Jurisdiction and effect of the Court decisions

14. Underlines that:

(i) the Court should have exclusive jurisdiction in respect of European patents with unitary effect and European patents designating one or more Contracting Member States; this will necessitate the amendment of Regulation (EC) No 44/2001(3);

(ii) the plaintiff should bring the action before the local division hosted by a Contracting Member State where the infringement has occurred or may occur, or where the defendant is domiciled or established, or to the regional division in which this Contracting Member State participates; if the Contracting Member State concerned does not host a local division and does not participate in a regional division, the plaintiff shall bring the action before the central division; the parties should be free to agree before which division of the Court of First Instance (local, regional or central) an action may be brought;

(iii) in the event of a counterclaim for revocation, the local or regional division should have the discretion to proceed with the infringement proceeding independently of whether the division proceeds as well with the counterclaim or whether it refers the counterclaim to the central division;

(iv) rules on the jurisdiction of the Court, once in force, should not be amended unless the objectives of the litigation system, i.e. highest quality and efficiency, are not fulfilled because of these rules on jurisdiction; proposes that decisions regarding the jurisdiction of the Court should be taken by the competent body acting unanimously;

(v) decisions of all divisions of the Court of First Instance as well as decisions of the Court of Appeal should be enforceable in any Contracting Member State without the need for a declaration of enforceability;

(vi) the relationship between the Agreement and Regulation (EC) No 44/2001(4) should be clarified in the Agreement;

Substantive law

15. Is of the opinion that the Court should base its decisions on Union law, the Agreement, the European Patent Convention (EPC) and national law having been adopted in accordance with the EPC, provisions of international agreements applicable to patents and binding on all the Contracting Member States and national law of the Contracting Member States in the light of applicable Union law;

16. Stresses that a European Patent with unitary effect should confer on its proprietor the right to prevent direct and indirect use of the invention by any third party not having the proprietor’s consent in the territories of the Contracting Member States, that the proprietor should be entitled to compensation for damages in case of an unlawful use of the invention and that the proprietor should be entitled to recover either the profit lost due to the infringement and other losses, an appropriate licence fee or the profit resulting from the unlawful use of the invention;

o

o        o

17. Instructs its President to forward this resolution to the Council and the Commission and to the governments and parliaments of the Member States.

(1)

OJ L 76, 22.3.2011, p.53.

(2)

OJ L 211, 16.7.2011, p.2.

(3)

OJ L 307, 24.11.2001, p. 28

(4)

Council Regulation (EC) No 44/2001 on jurisdiction and the recognition and enforcement of judgments in civil and commercial matters (Brussels I)


EXPLANATORY STATEMENT

The rapporteur is of the view that an efficient patent system in Europe can majorly contribute to achieving growth through innovation. European businesses, in particular SMEs, need such tools to face the current economic crisis and remain globally competitive.

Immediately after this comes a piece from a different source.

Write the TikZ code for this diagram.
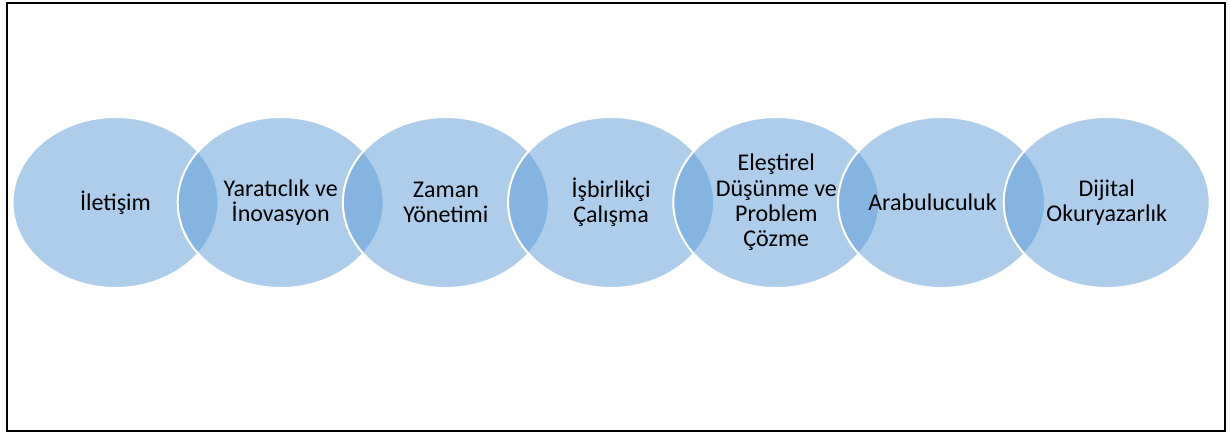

The existing patent system in Europe provides for national patents granted by Member States’ industrial property offices or for a European patent granted by the European Patent Office (EPO). When a patent is granted, the European patent splits it into a bundle of national patents, covered by national legislation. This system is very costly and is subject to very expensive and risky multi-forum litigation, often resulting in contradictory judgments.

The proposals regarding the unitary patent protection and the language regime, currently under the legislative scrutiny of the Parliament and the Council, intend to do away with the existing fragmented patent system. The rapporteur is convinced that the envisaged creation of a unitary patent protection is inseparably linked to the establishment of a unified patent court. It seems appropriate that the Parliament as co-legislator on the two legislative proposals should express its views on the envisaged agreement.

The rapporteur strongly welcomes the efforts undertaken by the Council to create a unified patent litigation system between the participating Member States.

The creation of the Court by international agreement is - particularly in light of the Opinion 1/09 of the Court of Justice - a viable and promising way to establish a coherent patent litigation system. The respect of the primacy and proper application of Union law by the Court should be ensured by providing for the possibility of preliminary rulings pursuant to Article 267 of the TFEU, infringement proceedings in accordance with Articles 258, 259 and 260 of the TFEU and by clarifying that the Contracting Member States should be liable for damages caused as a result of breaches of Union law by the Court. Furthermore, the proposed system would be situated within the judicial system of the Union, since Contracting Member States may only be EU Member States.

By relying on the existing structures of the patent court system of the Contracting Member States, a maximum of both quality and efficiency of proceedings can be achieved. The Unified Patent Court will also help to cut drastically the litigation costs because parties will no longer have to litigate in parallel in different countries. Studies show that the proposed litigation system would allow for substantial savings for European businesses.

The overriding objectives of quality and efficiency also have to be taken into account when considering the composition of the court and the necessary qualification of the judges.

The creation of multinational panels is desirable, as far as the standards of efficiency and quality are ensured. This might require a gradual transition to a multinational composition of local divisions.

Qualification of judges is essential for the functioning of the patent litigation system. Besides patent law, judges should also have at least basic knowledge of antitrust law. In this way, judges will be more sensible to possible attempts of a party to misuse patents as a tool to abuse its dominant position on the market to the detriment of its competitors. Since patent disputes involve complex technical issues, the panels of the court should comprise technically qualified judges.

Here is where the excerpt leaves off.